Give back exactly the lines from the beginning of the listing below to the line holding "from matplotlib.lines import Line2D", both ends included; the pictures stay out.

Dataset excerpt
__________
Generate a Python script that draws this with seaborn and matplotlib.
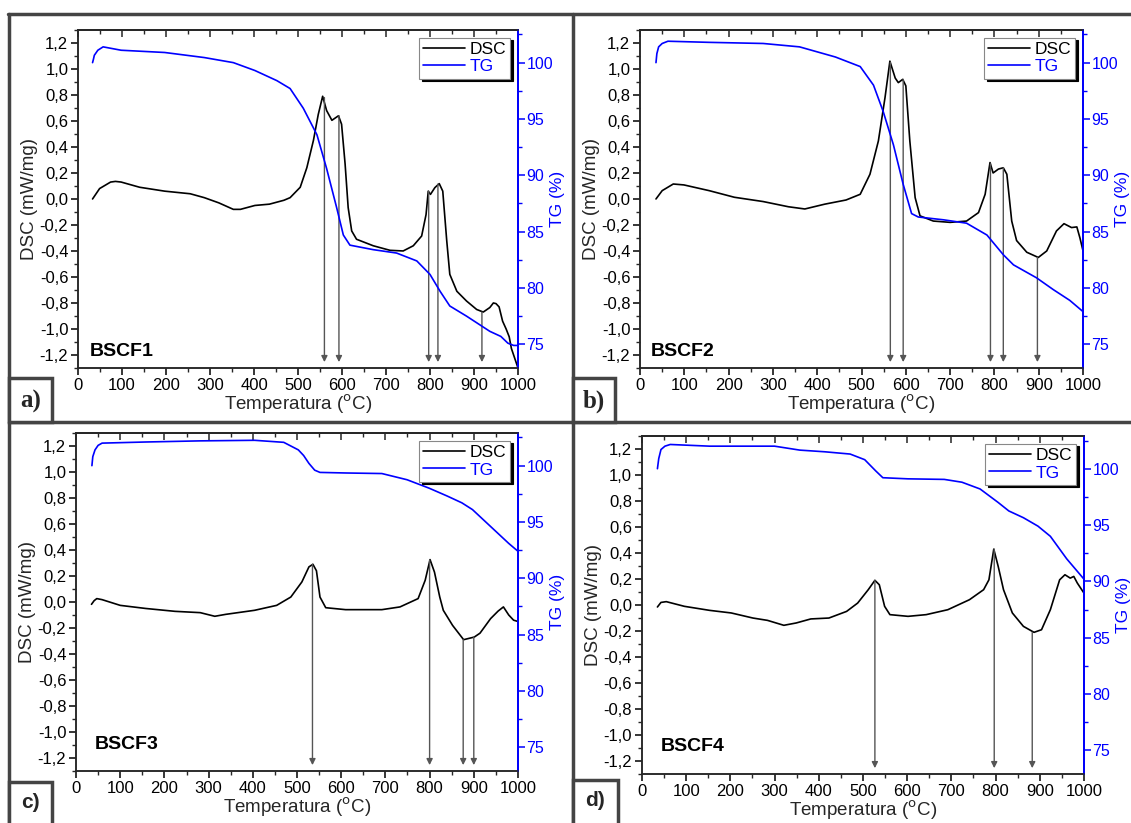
import numpy as np
import pandas as pd
import matplotlib
matplotlib.use("Agg")
import matplotlib.pyplot as plt
import seaborn as sns
from matplotlib.ticker import MultipleLocator, FuncFormatter, FixedLocator
from matplotlib.patches import Rectangle
from matplotlib.lines import Line2D

# ---------------- data ----------------
t_ticks = [0, 100, 200, 300, 400, 500, 600, 700, 800, 900, 1000]
dsc_ticks = [-1.2, -1.0, -0.8, -0.6, -0.4, -0.2, 0.0, 0.2, 0.4, 0.6, 0.8, 1.0, 1.2]
tg_ticks = [75, 80, 85, 90, 95, 100]

# Panel a) BSCF1
a_dsc_t = [33, 49, 74, 85, 98, 140, 197, 255, 287, 320, 353, 369, 402, 435, 468, 482, 505, 520, 535,
           546, 556, 565, 577, 592, 599, 607, 614, 622, 633, 671, 709, 739, 762, 781, 791, 796, 801,
           811, 821, 829, 838, 845, 861, 883, 906, 921, 936, 944, 950, 957, 965, 973, 980, 985, 992, 1000]
a_dsc = [0.0, 0.08, 0.13, 0.135, 0.13, 0.09, 0.06, 0.04, 0.01, -0.03, -0.08, -0.08, -0.05, -0.04, -0.01,
         0.01, 0.09, 0.24, 0.45, 0.65, 0.79, 0.68, 0.605, 0.64, 0.575, 0.27, -0.067, -0.246, -0.31,
         -0.36, -0.395, -0.40, -0.36, -0.285, -0.12, 0.06, 0.035, 0.087, 0.118, 0.06, -0.32, -0.58,
         -0.71, -0.785, -0.85, -0.87, -0.835, -0.80, -0.805, -0.83, -0.94, -1.00, -1.06, -1.15, -1.22,
         -1.30]
a_tg_t = [33, 35, 37, 45, 57, 98, 197, 287, 353, 402, 452, 482, 512, 543, 565, 588, 603, 618, 671, 724,
          770, 800, 823, 845, 883, 936, 961, 977, 990, 1000]
a_tg = [100.0, 100.3, 100.65, 101.1, 101.4, 101.1, 100.9, 100.45, 100.0, 99.3, 98.4, 97.7, 95.95, 93.6,
        90.6, 87.1, 84.7, 83.8, 83.4, 83.1, 82.4, 81.2, 79.7, 78.4, 77.5, 76.15, 75.7, 75.1, 74.9, 74.9]
a_arrow_t = [560, 593, 797, 818, 918]
a_arrow_v = [0.78, 0.64, 0.06, 0.115, -0.87]

# Panel b) BSCF2
b_dsc_t = [36, 50, 75, 99, 156, 213, 278, 335, 372, 417, 465, 497, 519, 538, 553, 564, 576, 583, 593,
           600, 609, 621, 632, 662, 700, 737, 764, 779, 790, 797, 809, 820, 828, 839, 850, 873, 899, 918,
           940, 957, 974, 986, 993, 1000]
b_dsc = [0.0, 0.064, 0.115, 0.108, 0.064, 0.013, -0.02, -0.06, -0.077, -0.04, -0.008, 0.036, 0.19,
         0.446, 0.78, 1.06, 0.93, 0.895, 0.92, 0.87, 0.446, 0.01, -0.13, -0.17, -0.18, -0.17, -0.105,
         0.036, 0.28, 0.20, 0.23, 0.24, 0.19, -0.17, -0.32, -0.41, -0.45, -0.40, -0.246, -0.19, -0.22,
         -0.215, -0.30, -0.40]
b_tg_t = [36, 38, 42, 50, 63, 156, 278, 360, 441, 497, 527, 549, 572, 594, 613, 628, 685, 737, 783, 820,
          843, 895, 933, 970, 1000]
b_tg = [100.0, 100.8, 101.4, 101.7, 101.9, 101.8, 101.7, 101.4, 100.5, 99.65, 98.0, 95.65, 92.7, 89.2,
        86.6, 86.3, 86.05, 85.75, 84.7, 82.95, 82.05, 80.9, 79.85, 78.9, 77.9]
b_arrow_t = [565, 594, 791, 820, 897]
b_arrow_v = [1.05, 0.92, 0.27, 0.24, -0.45]

# Panel c) BSCF3
c_dsc_t = [35, 41, 47, 59, 100, 158, 224, 281, 314, 339, 404, 454, 486, 511, 527, 536, 544, 552, 565,
           610, 692, 733, 774, 790, 801, 811, 823, 831, 852, 877, 889, 901, 914, 938, 955, 967, 979, 990,
           1000]
c_dsc = [-0.018, 0.01, 0.026, 0.018, -0.026, -0.05, -0.072, -0.082, -0.11, -0.095, -0.064, -0.026,
         0.038, 0.154, 0.27, 0.29, 0.24, 0.038, -0.044, -0.059, -0.059, -0.038, 0.026, 0.167, 0.326, 0.23,
         0.038, -0.064, -0.18, -0.29, -0.28, -0.27, -0.24, -0.128, -0.07, -0.038, -0.10, -0.14, -0.15]
c_tg_t = [36, 38, 43, 50, 59, 158, 281, 404, 470, 503, 515, 527, 540, 552, 610, 692, 749, 799, 840, 873,
          897, 938, 979, 1000]
c_tg = [100.0, 100.8, 101.4, 101.8, 102.0, 102.1, 102.2, 102.25, 102.07, 101.4, 100.9, 100.2, 99.6,
        99.4, 99.35, 99.3, 98.75, 98.0, 97.3, 96.7, 96.1, 94.6, 93.1, 92.4]
c_arrow_t = [535, 800, 876, 900]
c_arrow_v = [0.29, 0.32, -0.29, -0.27]

# Panel d) BSCF4
d_dsc_t = [35, 43, 55, 96, 153, 202, 251, 284, 321, 349, 382, 423, 463, 488, 512, 527, 537, 549, 561,
           602, 643, 692, 741, 773, 785, 796, 806, 818, 838, 863, 887, 904, 924, 945, 957, 969, 977, 985,
           1000]
d_dsc = [-0.015, 0.02, 0.026, -0.01, -0.041, -0.061, -0.10, -0.118, -0.156, -0.138, -0.107, -0.10,
         -0.049, 0.015, 0.118, 0.19, 0.156, -0.01, -0.074, -0.087, -0.074, -0.036, 0.041, 0.118, 0.194,
         0.43, 0.297, 0.118, -0.061, -0.164, -0.21, -0.19, -0.036, 0.194, 0.233, 0.207, 0.22, 0.169, 0.092]
d_tg_t = [35, 38, 43, 52, 64, 153, 300, 357, 414, 471, 504, 529, 545, 602, 684, 724, 765, 806, 830, 863,
          896, 924, 961, 1000]
d_tg = [100.0, 100.9, 101.7, 102.0, 102.15, 102.0, 102.0, 101.65, 101.5, 101.3, 100.8, 99.8, 99.2, 99.1,
        99.05, 98.8, 98.2, 97.0, 96.25, 95.65, 94.9, 94.0, 92.0, 90.2]
d_arrow_t = [527, 797, 883]
d_arrow_v = [0.19, 0.43, -0.21]

# ---------------- styling ----------------
sns.set_theme(style="ticks")
plt.rcParams['font.family'] = ['Liberation Sans', 'DejaVu Sans']
plt.rcParams['axes.linewidth'] = 1.1

TG_BLUE = '#0000ff'
FRAME = '#444444'

fig = plt.figure(figsize=(11.31, 8.23), dpi=100)
fig.patch.set_facecolor('white')

panels = [
    dict(name="BSCF1", tag="a)", tagserif=True, dsc_t=a_dsc_t, dsc=a_dsc, tg_t=a_tg_t, tg=a_tg,
         arr_t=a_arrow_t, arr_v=a_arrow_v, rect=[0.0690, 0.5529, 0.3890, 0.4107],
         text_xy=(27, -1.17), tagbox=(9, 378, 43, 44)),
    dict(name="BSCF2", tag="b)", tagserif=True, dsc_t=b_dsc_t, dsc=b_dsc, tg_t=b_tg_t, tg=b_tg,
         arr_t=b_arrow_t, arr_v=b_arrow_v, rect=[0.5659, 0.5529, 0.3917, 0.4107],
         text_xy=(25, -1.17), tagbox=(573, 378, 42, 44)),
    dict(name="BSCF3", tag="c)", tagserif=False, dsc_t=c_dsc_t, dsc=c_dsc, tg_t=c_tg_t, tg=c_tg,
         arr_t=c_arrow_t, arr_v=c_arrow_v, rect=[0.0672, 0.0632, 0.3908, 0.4107],
         text_xy=(43, -1.10), tagbox=(9, 782, 43, 50)),
    dict(name="BSCF4", tag="d)", tagserif=False, dsc_t=d_dsc_t, dsc=d_dsc, tg_t=d_tg_t, tg=d_tg,
         arr_t=d_arrow_t, arr_v=d_arrow_v, rect=[0.5676, 0.0595, 0.3908, 0.4107],
         text_xy=(43, -1.09), tagbox=(573, 780, 45, 50)),
]

comma_fmt = FuncFormatter(lambda v, p: f"{(0.0 if abs(v) < 1e-9 else v):.1f}".replace('.', ','))

W, H = 1131.0, 823.0

for p in panels:
    ax = fig.add_axes(p['rect'])
    ax.set_facecolor('white')
    dsc_df = pd.DataFrame({'T': p['dsc_t'], 'DSC': p['dsc']})
    tg_df = pd.DataFrame({'T': p['tg_t'], 'TG': p['tg']})

    sns.lineplot(data=dsc_df, x='T', y='DSC', ax=ax, color='black', lw=1.2,
                 estimator=None, sort=False, label='DSC', legend=False)
    ax.set_xlim(0, 1000)
    ax.set_ylim(-1.3, 1.3)
    ax.xaxis.set_major_locator(FixedLocator(t_ticks))
    ax.xaxis.set_minor_locator(MultipleLocator(50))
    ax.yaxis.set_major_locator(FixedLocator(dsc_ticks))
    ax.yaxis.set_minor_locator(MultipleLocator(0.1))
    ax.yaxis.set_major_formatter(comma_fmt)
    ax.tick_params(axis='both', which='major', direction='out', length=5, width=1.1,
                   labelsize=12, colors='black', pad=2)
    ax.tick_params(axis='both', which='minor', direction='out', length=3, width=1.0)
    ax.set_xlabel('Temperatura ($^{\\rm o}$C)', fontsize=13.5, labelpad=0)
    ax.set_ylabel('DSC (mW/mg)', fontsize=13.5, labelpad=1)

    # top mirrored ticks pointing inward
    sec = ax.secondary_xaxis('top')
    sec.xaxis.set_major_locator(FixedLocator(t_ticks))
    sec.xaxis.set_minor_locator(MultipleLocator(50))
    sec.tick_params(axis='x', which='major', direction='in', length=5, width=1.1, labeltop=False)
    sec.tick_params(axis='x', which='minor', direction='in', length=3, width=1.0)

    # arrows
    for t, v in zip(p['arr_t'], p['arr_v']):
        ax.annotate('', xy=(t, -1.255), xytext=(t, v),
                    arrowprops=dict(arrowstyle='-|>', color='#555555', lw=1.0,
                                    mutation_scale=9, shrinkA=0, shrinkB=0))

    ax.text(p['text_xy'][0], p['text_xy'][1], p['name'], fontsize=14, fontweight='bold',
            ha='left', va='center', color='black')

    ax2 = ax.twinx()
    sns.lineplot(data=tg_df, x='T', y='TG', ax=ax2, color=TG_BLUE, lw=1.2,
                 estimator=None, sort=False, label='TG', legend=False)
    ax2.set_ylim(72.9, 102.9)
    ax2.yaxis.set_major_locator(FixedLocator(tg_ticks))
    ax2.yaxis.set_minor_locator(MultipleLocator(2.5))
    ax2.tick_params(axis='y', which='major', direction='out', length=5, width=1.1,
                    labelsize=11.5, colors=TG_BLUE, pad=1)
    ax2.tick_params(axis='y', which='minor', direction='out', length=3, width=1.0, colors=TG_BLUE)
    ax2.spines['right'].set_color(TG_BLUE)
    ax2.spines['right'].set_linewidth(1.4)
    ax2.set_ylabel('TG (%)', fontsize=12.5, color=TG_BLUE, labelpad=-2)
    ax2.set_xlabel('')

    h1 = ax.get_lines()[0]
    h2 = ax2.get_lines()[0]
    leg = ax2.legend([h1, h2], ['DSC', 'TG'], loc='upper right', fontsize=12.5,
                     frameon=True, fancybox=False, framealpha=1, edgecolor='#888888',
                     shadow={'ox': 2.0, 'oy': -1.5, 'color': 'black', 'alpha': 1},
                     labelcolor='linecolor', handlelength=2.4, handletextpad=0.25,
                     labelspacing=0.12, borderpad=0.25, borderaxespad=0.45)
    leg.get_frame().set_linewidth(0.8)

    # tag box
    bx, by, bw, bh = p['tagbox']
    fig.add_artist(Rectangle((bx / W, 1 - (by + bh) / H), bw / W, bh / H, transform=fig.transFigure,
                             facecolor='white', edgecolor=FRAME, lw=2.5, zorder=10))
    if p['tagserif']:
        fig.text((bx + bw / 2) / W, 1 - (by + 23) / H, p['tag'], family='Liberation Serif',
                 fontweight='bold', fontsize=18, ha='center', va='center', zorder=11)
    else:
        fig.text((bx + bw / 2) / W, 1 - (by + 21) / H, p['tag'], fontweight='bold',
                 fontsize=15, ha='center', va='center', zorder=11)

# panel frame lines
def fline(x0, y0, x1, y1):
    fig.add_artist(Line2D([x0 / W, x1 / W], [1 - y0 / H, 1 - y1 / H], transform=fig.transFigure,
                          color=FRAME, lw=2.5, zorder=9))

fline(8, 14, 1131, 14)
fline(9, 14, 9, 823)
fline(573, 14, 573, 823)
fline(9, 422, 1131, 422)

fig.savefig('out.png', dpi=100, facecolor='white')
__________
Task response
Generate a Python script that draws this with seaborn and matplotlib.
import numpy as np
import pandas as pd
import matplotlib
matplotlib.use("Agg")
import matplotlib.pyplot as plt
import seaborn as sns
from matplotlib.ticker import MultipleLocator, FuncFormatter, FixedLocator
from matplotlib.patches import Rectangle
from matplotlib.lines import Line2D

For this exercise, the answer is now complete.